Yep, the mixing and mastering is done. We’re just waiting for the release date now and trying to get it out to as many people as possible really!

Is it a self released project?

I toyed with the idea of releasing it on a label, but I don’t think I need one before I have an album. The shorter the project, the more control you can have over the tracks. There are three tracks on this EP and I’ve decided which will be the first single, the second single ect. But with an album, theres a lot more to consider. That’s the point when I would bring in the support of a label to help me.

What can we expect from the sound of your next EP?

That’s an interesting one; I would say, acoustic soul with a bit of a modern pop vibe. I feel that comes across well.
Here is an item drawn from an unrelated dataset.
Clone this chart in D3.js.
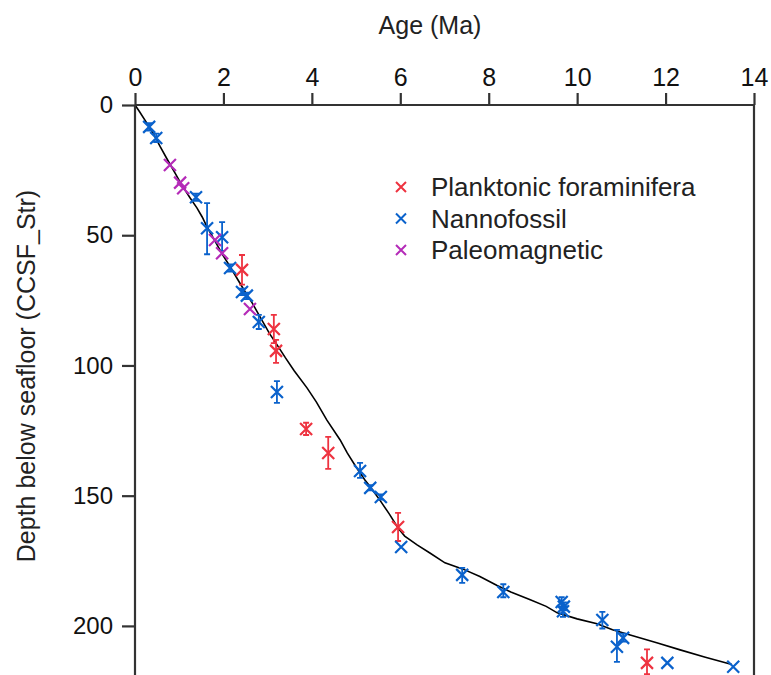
<!DOCTYPE html>
<html><head><meta charset="utf-8">
<script src="https://cdn.jsdelivr.net/npm/d3@7"></script>
<style>body{margin:0;background:#fff}svg{display:block}text{font-family:"Liberation Sans",Arial,sans-serif}</style>
</head><body>
<svg id="c" width="771" height="675"></svg>
<script>
const xTicks = [0,2,4,6,8,10,12,14];
const yTicks = [0,50,100,150,200];
const seriesNames = ["Planktonic foraminifera","Nannofossil","Paleomagnetic"];
const seriesColors = ["#ee3340","#0a62cc","#b52bb8"];
// [age, depth, depthLo, depthHi]
const foram = [
  [2.42,63.3,57.6,69],[3.14,86,80.6,91.4],[3.19,94.4,90.2,99],[3.87,124.4,122,126.7],
  [4.37,133.6,127.4,139.7],[5.95,162,156.6,167.4],[11.58,214.2,209,218.5]
];
const nanno = [
  [0.32,8.4,7,9.8],[0.48,12.7,11,14.2],[1.38,35.4,34,36.8],[1.63,47.3,37.7,57.3],[1.97,50.8,45,56],
  [2.15,62.6,61.2,64],[2.42,71.8,70.5,73],[2.53,73.2,72,74.5],[2.8,83.3,80.6,86],[3.21,110.2,106,114.4],
  [5.09,140.5,137.4,143.2],[5.32,147,146,148],[5.56,150.5,149.5,151.5],[6.02,169.7,169.7,169.7],
  [7.4,180.4,177.7,183.5],[8.33,187,184,189],[9.65,190.8,189,192.5],[9.7,192.6,191,194],[9.68,194.4,193,196.5],
  [10.57,197.7,194.6,201],[10.9,208,201.5,213.8],[11.04,204.6,203,206],[12.04,214.2,214.2,214.2],[13.53,215.7,215.7,215.7]
];
const paleo = [
  [0.79,23],[1.02,29.8],[1.09,32],[1.81,51.8],[1.97,56.9],[2.6,78.3]
];
const ageDepth = [
  [0,0],[0.1,2.5],[0.25,6.5],[0.4,10.5],[0.57,16],[0.75,21.5],[0.9,26],[1.05,30.5],[1.24,35.5],[1.4,39.5],
  [1.52,43],[1.62,46.5],[1.8,52],[2.0,58],[2.15,62],[2.33,67.2],[2.5,72],[2.65,76],[2.85,82],[3.05,88],
  [3.21,92],[3.4,97],[3.6,102],[3.89,108.6],[4.1,114],[4.34,121],[4.64,128.6],[4.8,133.6],[5.0,139],
  [5.2,144],[5.32,146.6],[5.55,152],[5.75,157],[5.95,162.4],[6.1,165.5],[6.38,168.9],[6.67,172],
  [7.01,175.8],[7.42,178.2],[7.8,181],[8.19,184.5],[8.5,187],[8.94,190],[9.3,192.5],[9.55,195],
  [10.0,197.3],[10.45,199.2],[10.8,201.5],[11.2,203.5],[11.8,206.5],[12.33,209.2],[12.9,212],[13.5,214.8]
];

const svg = d3.select("#c");
const L=135, R=754, T=105;
const x = d3.scaleLinear().domain([0,14]).range([L,R]);
const y = d3.scaleLinear().domain([0,220]).range([T,T+573]);
const axisCol = "#333";

// curve
svg.append("path").datum(ageDepth)
  .attr("d", d3.line().x(d=>x(d[0])).y(d=>y(d[1])))
  .attr("fill","none").attr("stroke","#000").attr("stroke-width",1.6);

function cross(g, cx, cy, s, col, w){
  g.append("path").attr("d",`M${cx-s},${cy-s}L${cx+s},${cy+s}M${cx-s},${cy+s}L${cx+s},${cy-s}`)
   .attr("stroke",col).attr("stroke-width",w).attr("fill","none");
}
function drawSeries(data, col){
  const g = svg.append("g");
  data.forEach(d=>{
    if(d.length>2 && d[3]>d[2]){
      const cx=x(d[0]), y1=y(d[2]), y2=y(d[3]);
      g.append("path").attr("d",`M${cx},${y1}L${cx},${y2}M${cx-3},${y1}L${cx+3},${y1}M${cx-3},${y2}L${cx+3},${y2}`)
       .attr("stroke",col).attr("stroke-width",1.8).attr("fill","none");
    }
    cross(g, x(d[0]), y(d[1]), 6, col, 2.2);
  });
}
drawSeries(foram, seriesColors[0]);
drawSeries(nanno, seriesColors[1]);
drawSeries(paleo, seriesColors[2]);

// axes
const xa = svg.append("g").attr("transform",`translate(0,${T})`)
  .call(d3.axisTop(x).tickValues(xTicks).tickSize(12).tickPadding(7).tickFormat(d3.format("d")));
const ya = svg.append("g").attr("transform",`translate(${L},0)`)
  .call(d3.axisLeft(y).tickValues(yTicks).tickSize(13).tickPadding(9).tickFormat(d3.format("d")));
[xa,ya].forEach(a=>{
  a.attr("font-size",null).attr("font-family",null);
  a.selectAll(".tick line").attr("stroke",axisCol).attr("stroke-width",2.2);
  a.selectAll(".tick text").attr("fill","#111");
});
xa.selectAll(".tick text").style("font-size","25px");
ya.selectAll(".tick text").style("font-size","24px");
xa.select(".domain").attr("stroke",axisCol).attr("stroke-width",2.2).attr("d",`M${L},0H${R}`);
ya.select(".domain").attr("stroke",axisCol).attr("stroke-width",2.2).attr("d",`M0,${T}V${y(220)}`);
svg.append("line").attr("x1",R).attr("x2",R).attr("y1",T).attr("y2",y(220))
  .attr("stroke",axisCol).attr("stroke-width",2.2);

svg.append("text").attr("x",430).attr("y",34).attr("text-anchor","middle")
  .attr("fill","#222").style("font-size","25px").text("Age (Ma)");
svg.append("text").attr("transform",`translate(35,376) rotate(-90)`).attr("text-anchor","middle")
  .attr("fill","#222").style("font-size","25px").text("Depth below seafloor (CCSF_Str)");

// legend
const lg = svg.append("g");
seriesNames.forEach((n,i)=>{
  const ly = 187 + i*31.5;
  cross(lg, 401, ly, 5, seriesColors[i], 2);
  lg.append("text").attr("x",431).attr("y",ly+9).attr("fill","#222").style("font-size","26px").text(n);
});
</script>
</body></html>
I think that having it defined like that has definetly helped me look at my work and say “yes, that’s what it is and it’s still true to what it is”.

Would you say putting your work into genre categories is a helpful thing for you?

I really do. I never really knew how to describe my music to people, and if you’re trying to engage them in conversation it’s very difficult to put across. I just sound like me! But having those kind of adjectives is very helpful. People want to know what  you’re doing and it’s really useful to have the vocabulary to describe it to them.

One of the tracks was actually premiered on BBC Introducing last night. But I was at a festival in Cornwall preforming and missed the whole thing. I checked my phone on the bus on the way home and my phone was blowing up! We found it on IPlayer later.

Speaking of festivals, your side project, which mine become your main project, I you’re putting on a youth music festival next year?

Yeah, the festival is called Fountain of Youth and it’s basically trying to encourage young people to get involved with music and the music industry. A lot of young people out there, just don’t know what it’s like to work on live events. My sixth form for sure, didn’t offer any kind of training like that! We’re wanting to put the festival on in West London and there aren’t a lot of other music events going on in that area. It’s perfect opportunity, I think, to get performers, cast and crew all together who are under 26. The plan is to create loads of jobs and opportunities for people.

So you want to get people in touch with what kind of work is available? Are you planning to have workshops?

Yeah, obviously we’ll have a main stage. I’d like to have a sponsored tent. I’ve been talking to Sofar Sounds about this, but we’ll see. The tent will be max 200 capacity, and it will be like £2 extra to get into this tent. The tickets will be cheap for sure anyway, as it’s a youth festival. We’ll have another area that does workshops and masterclasses and stuff like that. People can talk about all the different elements of the music industry and their work in it. I just need to sit down with it and work out which sort of workshops would be best.

How do you go about balancing music and party atmosphere and maybe quite ficused and serious workshops?

Fountain of Youth is stil in it’s infancy obviously, but I think what we might do is have the event staggered. We might have breaks in the music where we put on a mix of local artists music. Again, everyone who’s made that music will be under 26. Whilst the artists are playing, we want to have a screen up with all tracks that are currently being played. So you can see where to find it. So you know exactly where to look and find their work. I was also thinking about maybe having a networking session a bit later in the evening.

So at the moment, you’re in the preliminary stage?

Yeah, getting funding. Getting advice from people, that kind of thing.  All of the funding that I’m looking at requires that you put together 10% yourself so we’re going to get on the crowd funding hype soon.

When are you ideally wanting it to be ready?

I would absolutely love to have it on spring bank holiday next year. If I get everything ready and have my funding, it should be achieveable . It’s really important that it’s on May bank holiday. There aren’t many festivals around that time in the part of London that we’re looking at. And the concept of spring is really important too; spring is a time where everything is young and growing again, and obviously that’s really important because it’s a youth festival.

You can check out Cloudy’s new EP ‘Dust Under The Rug’ on the 15th September.